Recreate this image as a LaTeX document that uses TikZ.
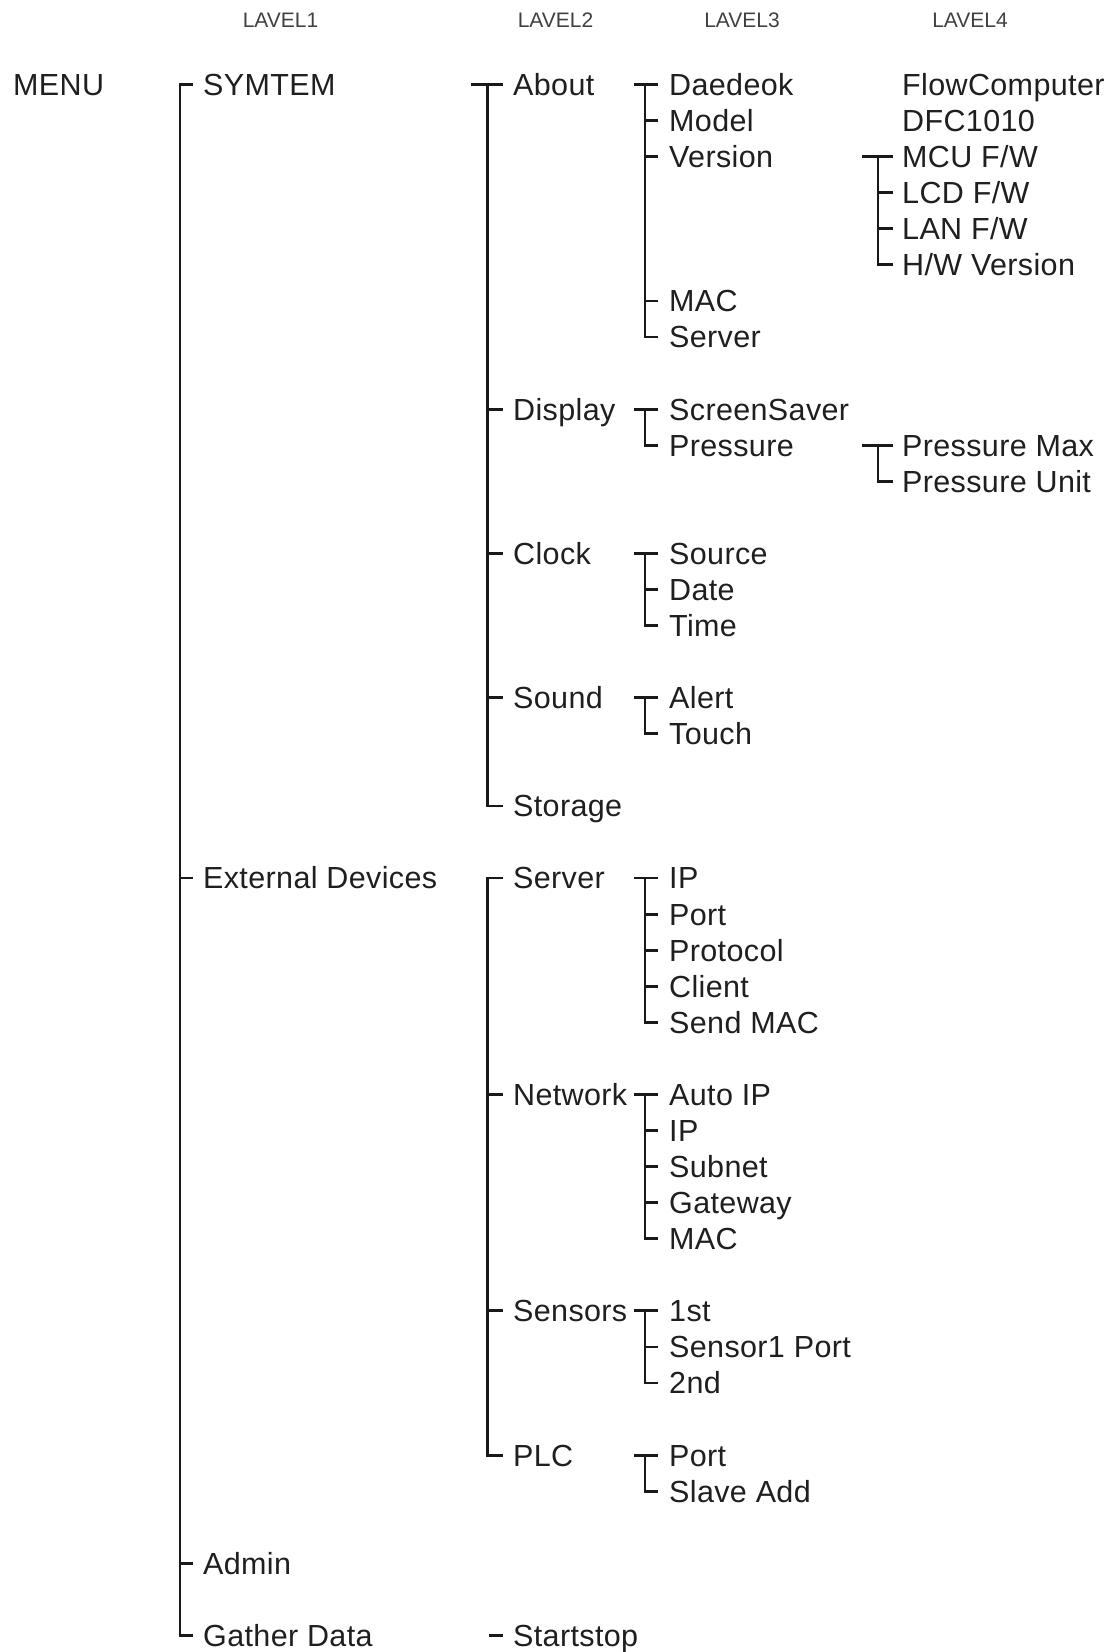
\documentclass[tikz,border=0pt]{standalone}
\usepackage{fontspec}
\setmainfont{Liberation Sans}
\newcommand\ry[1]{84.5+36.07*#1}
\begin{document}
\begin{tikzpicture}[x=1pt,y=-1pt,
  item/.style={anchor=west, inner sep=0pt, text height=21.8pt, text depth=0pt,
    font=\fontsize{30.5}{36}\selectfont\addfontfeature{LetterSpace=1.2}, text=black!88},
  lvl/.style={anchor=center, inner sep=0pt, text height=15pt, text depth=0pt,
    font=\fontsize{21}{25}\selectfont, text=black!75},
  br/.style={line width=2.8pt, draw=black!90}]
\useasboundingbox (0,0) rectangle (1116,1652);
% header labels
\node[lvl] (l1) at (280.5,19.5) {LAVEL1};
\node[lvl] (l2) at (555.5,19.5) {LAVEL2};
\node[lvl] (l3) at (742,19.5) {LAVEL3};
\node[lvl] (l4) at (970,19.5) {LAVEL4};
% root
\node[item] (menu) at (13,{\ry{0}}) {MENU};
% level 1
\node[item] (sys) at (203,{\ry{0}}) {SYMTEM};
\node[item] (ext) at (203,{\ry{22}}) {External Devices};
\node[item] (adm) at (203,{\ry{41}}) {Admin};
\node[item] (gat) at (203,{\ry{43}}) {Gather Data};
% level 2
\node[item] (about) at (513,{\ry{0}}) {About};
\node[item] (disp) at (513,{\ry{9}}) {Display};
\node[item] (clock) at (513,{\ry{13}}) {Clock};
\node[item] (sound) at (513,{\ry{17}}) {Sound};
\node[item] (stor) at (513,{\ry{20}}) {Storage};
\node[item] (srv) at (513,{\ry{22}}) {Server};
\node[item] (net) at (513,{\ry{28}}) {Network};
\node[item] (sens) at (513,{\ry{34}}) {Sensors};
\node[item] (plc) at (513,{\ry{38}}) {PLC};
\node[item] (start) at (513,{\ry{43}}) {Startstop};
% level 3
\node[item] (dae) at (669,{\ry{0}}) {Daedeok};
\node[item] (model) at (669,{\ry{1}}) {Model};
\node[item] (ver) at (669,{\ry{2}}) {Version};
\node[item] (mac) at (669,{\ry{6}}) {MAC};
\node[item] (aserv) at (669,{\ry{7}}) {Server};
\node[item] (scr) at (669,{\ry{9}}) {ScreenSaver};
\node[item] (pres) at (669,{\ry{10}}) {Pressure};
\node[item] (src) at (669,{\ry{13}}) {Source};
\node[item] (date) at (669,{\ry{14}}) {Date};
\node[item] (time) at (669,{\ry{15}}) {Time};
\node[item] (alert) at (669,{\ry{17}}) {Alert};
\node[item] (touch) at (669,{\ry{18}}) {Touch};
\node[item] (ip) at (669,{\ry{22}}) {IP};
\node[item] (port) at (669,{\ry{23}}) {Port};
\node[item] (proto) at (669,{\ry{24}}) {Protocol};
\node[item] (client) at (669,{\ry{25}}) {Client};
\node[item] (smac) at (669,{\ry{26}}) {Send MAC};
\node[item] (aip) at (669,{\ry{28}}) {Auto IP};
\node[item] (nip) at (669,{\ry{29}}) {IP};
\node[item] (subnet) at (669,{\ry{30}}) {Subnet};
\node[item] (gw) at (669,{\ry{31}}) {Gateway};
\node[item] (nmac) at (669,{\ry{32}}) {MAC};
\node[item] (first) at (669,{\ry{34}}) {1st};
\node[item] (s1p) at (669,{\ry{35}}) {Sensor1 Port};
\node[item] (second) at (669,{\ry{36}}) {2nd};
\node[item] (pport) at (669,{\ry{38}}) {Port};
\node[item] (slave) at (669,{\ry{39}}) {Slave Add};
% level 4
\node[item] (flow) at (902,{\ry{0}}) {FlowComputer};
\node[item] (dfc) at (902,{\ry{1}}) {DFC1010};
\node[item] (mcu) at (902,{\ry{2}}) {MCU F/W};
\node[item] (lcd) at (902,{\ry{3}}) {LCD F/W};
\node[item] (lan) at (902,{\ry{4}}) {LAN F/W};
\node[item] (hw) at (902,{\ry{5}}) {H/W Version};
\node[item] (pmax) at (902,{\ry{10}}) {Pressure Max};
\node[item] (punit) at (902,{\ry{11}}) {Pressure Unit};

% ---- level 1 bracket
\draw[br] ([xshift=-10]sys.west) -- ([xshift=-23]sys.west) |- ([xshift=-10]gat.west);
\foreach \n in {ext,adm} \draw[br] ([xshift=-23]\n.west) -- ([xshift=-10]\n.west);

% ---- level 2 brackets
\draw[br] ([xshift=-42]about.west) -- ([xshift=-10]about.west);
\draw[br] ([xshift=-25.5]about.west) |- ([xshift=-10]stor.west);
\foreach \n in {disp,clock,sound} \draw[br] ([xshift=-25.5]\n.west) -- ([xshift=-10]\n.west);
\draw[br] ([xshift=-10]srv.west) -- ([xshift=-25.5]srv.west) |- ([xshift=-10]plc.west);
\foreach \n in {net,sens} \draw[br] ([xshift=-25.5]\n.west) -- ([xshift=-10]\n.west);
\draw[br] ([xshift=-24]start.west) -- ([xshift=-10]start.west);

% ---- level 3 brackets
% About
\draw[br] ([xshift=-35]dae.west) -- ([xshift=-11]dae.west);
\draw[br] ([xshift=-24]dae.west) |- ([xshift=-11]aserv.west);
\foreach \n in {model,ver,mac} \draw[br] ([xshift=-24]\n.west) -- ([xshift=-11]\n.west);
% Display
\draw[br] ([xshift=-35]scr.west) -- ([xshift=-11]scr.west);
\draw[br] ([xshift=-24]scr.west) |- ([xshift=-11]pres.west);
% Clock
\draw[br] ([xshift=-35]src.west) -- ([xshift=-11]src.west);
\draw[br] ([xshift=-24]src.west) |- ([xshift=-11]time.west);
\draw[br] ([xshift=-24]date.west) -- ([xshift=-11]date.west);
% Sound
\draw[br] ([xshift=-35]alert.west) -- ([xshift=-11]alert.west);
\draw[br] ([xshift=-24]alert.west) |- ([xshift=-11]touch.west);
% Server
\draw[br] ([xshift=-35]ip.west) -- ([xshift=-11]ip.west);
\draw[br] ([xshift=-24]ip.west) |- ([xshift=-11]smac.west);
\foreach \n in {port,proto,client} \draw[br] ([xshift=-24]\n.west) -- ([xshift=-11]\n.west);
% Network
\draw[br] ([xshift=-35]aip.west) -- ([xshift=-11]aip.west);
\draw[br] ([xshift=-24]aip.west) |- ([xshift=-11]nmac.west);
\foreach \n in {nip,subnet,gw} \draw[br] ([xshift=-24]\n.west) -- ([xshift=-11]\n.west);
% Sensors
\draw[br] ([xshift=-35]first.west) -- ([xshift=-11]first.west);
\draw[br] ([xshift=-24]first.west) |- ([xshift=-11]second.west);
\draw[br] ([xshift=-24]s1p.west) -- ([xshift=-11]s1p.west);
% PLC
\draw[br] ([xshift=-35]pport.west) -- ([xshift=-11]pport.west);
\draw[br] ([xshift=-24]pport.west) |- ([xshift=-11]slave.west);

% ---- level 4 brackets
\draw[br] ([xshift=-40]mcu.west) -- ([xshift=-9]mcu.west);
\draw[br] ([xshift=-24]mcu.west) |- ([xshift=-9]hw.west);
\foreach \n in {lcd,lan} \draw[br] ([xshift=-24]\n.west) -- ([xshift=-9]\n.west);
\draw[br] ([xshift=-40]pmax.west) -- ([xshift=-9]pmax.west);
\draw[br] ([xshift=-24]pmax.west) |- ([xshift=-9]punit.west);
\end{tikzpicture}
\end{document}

● ● ● ● ●

What the exercise asks:
Output the material word for word, omitting its pictures.

Answer to this problem:
Recreate this image as a LaTeX document that uses TikZ.
\documentclass[tikz,border=0pt]{standalone}
\usepackage{fontspec}
\setmainfont{Liberation Sans}
\newcommand\ry[1]{84.5+36.07*#1}
\begin{document}
\begin{tikzpicture}[x=1pt,y=-1pt,
  item/.style={anchor=west, inner sep=0pt, text height=21.8pt, text depth=0pt,
    font=\fontsize{30.5}{36}\selectfont\addfontfeature{LetterSpace=1.2}, text=black!88},
  lvl/.style={anchor=center, inner sep=0pt, text height=15pt, text depth=0pt,
    font=\fontsize{21}{25}\selectfont, text=black!75},
  br/.style={line width=2.8pt, draw=black!90}]
\useasboundingbox (0,0) rectangle (1116,1652);
% header labels
\node[lvl] (l1) at (280.5,19.5) {LAVEL1};
\node[lvl] (l2) at (555.5,19.5) {LAVEL2};
\node[lvl] (l3) at (742,19.5) {LAVEL3};
\node[lvl] (l4) at (970,19.5) {LAVEL4};
% root
\node[item] (menu) at (13,{\ry{0}}) {MENU};
% level 1
\node[item] (sys) at (203,{\ry{0}}) {SYMTEM};
\node[item] (ext) at (203,{\ry{22}}) {External Devices};
\node[item] (adm) at (203,{\ry{41}}) {Admin};
\node[item] (gat) at (203,{\ry{43}}) {Gather Data};
% level 2
\node[item] (about) at (513,{\ry{0}}) {About};
\node[item] (disp) at (513,{\ry{9}}) {Display};
\node[item] (clock) at (513,{\ry{13}}) {Clock};
\node[item] (sound) at (513,{\ry{17}}) {Sound};
\node[item] (stor) at (513,{\ry{20}}) {Storage};
\node[item] (srv) at (513,{\ry{22}}) {Server};
\node[item] (net) at (513,{\ry{28}}) {Network};
\node[item] (sens) at (513,{\ry{34}}) {Sensors};
\node[item] (plc) at (513,{\ry{38}}) {PLC};
\node[item] (start) at (513,{\ry{43}}) {Startstop};
% level 3
\node[item] (dae) at (669,{\ry{0}}) {Daedeok};
\node[item] (model) at (669,{\ry{1}}) {Model};
\node[item] (ver) at (669,{\ry{2}}) {Version};
\node[item] (mac) at (669,{\ry{6}}) {MAC};
\node[item] (aserv) at (669,{\ry{7}}) {Server};
\node[item] (scr) at (669,{\ry{9}}) {ScreenSaver};
\node[item] (pres) at (669,{\ry{10}}) {Pressure};
\node[item] (src) at (669,{\ry{13}}) {Source};
\node[item] (date) at (669,{\ry{14}}) {Date};
\node[item] (time) at (669,{\ry{15}}) {Time};
\node[item] (alert) at (669,{\ry{17}}) {Alert};
\node[item] (touch) at (669,{\ry{18}}) {Touch};
\node[item] (ip) at (669,{\ry{22}}) {IP};
\node[item] (port) at (669,{\ry{23}}) {Port};
\node[item] (proto) at (669,{\ry{24}}) {Protocol};
\node[item] (client) at (669,{\ry{25}}) {Client};
\node[item] (smac) at (669,{\ry{26}}) {Send MAC};
\node[item] (aip) at (669,{\ry{28}}) {Auto IP};
\node[item] (nip) at (669,{\ry{29}}) {IP};
\node[item] (subnet) at (669,{\ry{30}}) {Subnet};
\node[item] (gw) at (669,{\ry{31}}) {Gateway};
\node[item] (nmac) at (669,{\ry{32}}) {MAC};
\node[item] (first) at (669,{\ry{34}}) {1st};
\node[item] (s1p) at (669,{\ry{35}}) {Sensor1 Port};
\node[item] (second) at (669,{\ry{36}}) {2nd};
\node[item] (pport) at (669,{\ry{38}}) {Port};
\node[item] (slave) at (669,{\ry{39}}) {Slave Add};
% level 4
\node[item] (flow) at (902,{\ry{0}}) {FlowComputer};
\node[item] (dfc) at (902,{\ry{1}}) {DFC1010};
\node[item] (mcu) at (902,{\ry{2}}) {MCU F/W};
\node[item] (lcd) at (902,{\ry{3}}) {LCD F/W};
\node[item] (lan) at (902,{\ry{4}}) {LAN F/W};
\node[item] (hw) at (902,{\ry{5}}) {H/W Version};
\node[item] (pmax) at (902,{\ry{10}}) {Pressure Max};
\node[item] (punit) at (902,{\ry{11}}) {Pressure Unit};

% ---- level 1 bracket
\draw[br] ([xshift=-10]sys.west) -- ([xshift=-23]sys.west) |- ([xshift=-10]gat.west);
\foreach \n in {ext,adm} \draw[br] ([xshift=-23]\n.west) -- ([xshift=-10]\n.west);

% ---- level 2 brackets
\draw[br] ([xshift=-42]about.west) -- ([xshift=-10]about.west);
\draw[br] ([xshift=-25.5]about.west) |- ([xshift=-10]stor.west);
\foreach \n in {disp,clock,sound} \draw[br] ([xshift=-25.5]\n.west) -- ([xshift=-10]\n.west);
\draw[br] ([xshift=-10]srv.west) -- ([xshift=-25.5]srv.west) |- ([xshift=-10]plc.west);
\foreach \n in {net,sens} \draw[br] ([xshift=-25.5]\n.west) -- ([xshift=-10]\n.west);
\draw[br] ([xshift=-24]start.west) -- ([xshift=-10]start.west);

% ---- level 3 brackets
% About
\draw[br] ([xshift=-35]dae.west) -- ([xshift=-11]dae.west);
\draw[br] ([xshift=-24]dae.west) |- ([xshift=-11]aserv.west);
\foreach \n in {model,ver,mac} \draw[br] ([xshift=-24]\n.west) -- ([xshift=-11]\n.west);
% Display
\draw[br] ([xshift=-35]scr.west) -- ([xshift=-11]scr.west);
\draw[br] ([xshift=-24]scr.west) |- ([xshift=-11]pres.west);
% Clock
\draw[br] ([xshift=-35]src.west) -- ([xshift=-11]src.west);
\draw[br] ([xshift=-24]src.west) |- ([xshift=-11]time.west);
\draw[br] ([xshift=-24]date.west) -- ([xshift=-11]date.west);
% Sound
\draw[br] ([xshift=-35]alert.west) -- ([xshift=-11]alert.west);
\draw[br] ([xshift=-24]alert.west) |- ([xshift=-11]touch.west);
% Server
\draw[br] ([xshift=-35]ip.west) -- ([xshift=-11]ip.west);
\draw[br] ([xshift=-24]ip.west) |- ([xshift=-11]smac.west);
\foreach \n in {port,proto,client} \draw[br] ([xshift=-24]\n.west) -- ([xshift=-11]\n.west);
% Network
\draw[br] ([xshift=-35]aip.west) -- ([xshift=-11]aip.west);
\draw[br] ([xshift=-24]aip.west) |- ([xshift=-11]nmac.west);
\foreach \n in {nip,subnet,gw} \draw[br] ([xshift=-24]\n.west) -- ([xshift=-11]\n.west);
% Sensors
\draw[br] ([xshift=-35]first.west) -- ([xshift=-11]first.west);
\draw[br] ([xshift=-24]first.west) |- ([xshift=-11]second.west);
\draw[br] ([xshift=-24]s1p.west) -- ([xshift=-11]s1p.west);
% PLC
\draw[br] ([xshift=-35]pport.west) -- ([xshift=-11]pport.west);
\draw[br] ([xshift=-24]pport.west) |- ([xshift=-11]slave.west);

% ---- level 4 brackets
\draw[br] ([xshift=-40]mcu.west) -- ([xshift=-9]mcu.west);
\draw[br] ([xshift=-24]mcu.west) |- ([xshift=-9]hw.west);
\foreach \n in {lcd,lan} \draw[br] ([xshift=-24]\n.west) -- ([xshift=-9]\n.west);
\draw[br] ([xshift=-40]pmax.west) -- ([xshift=-9]pmax.west);
\draw[br] ([xshift=-24]pmax.west) |- ([xshift=-9]punit.west);
\end{tikzpicture}
\end{document}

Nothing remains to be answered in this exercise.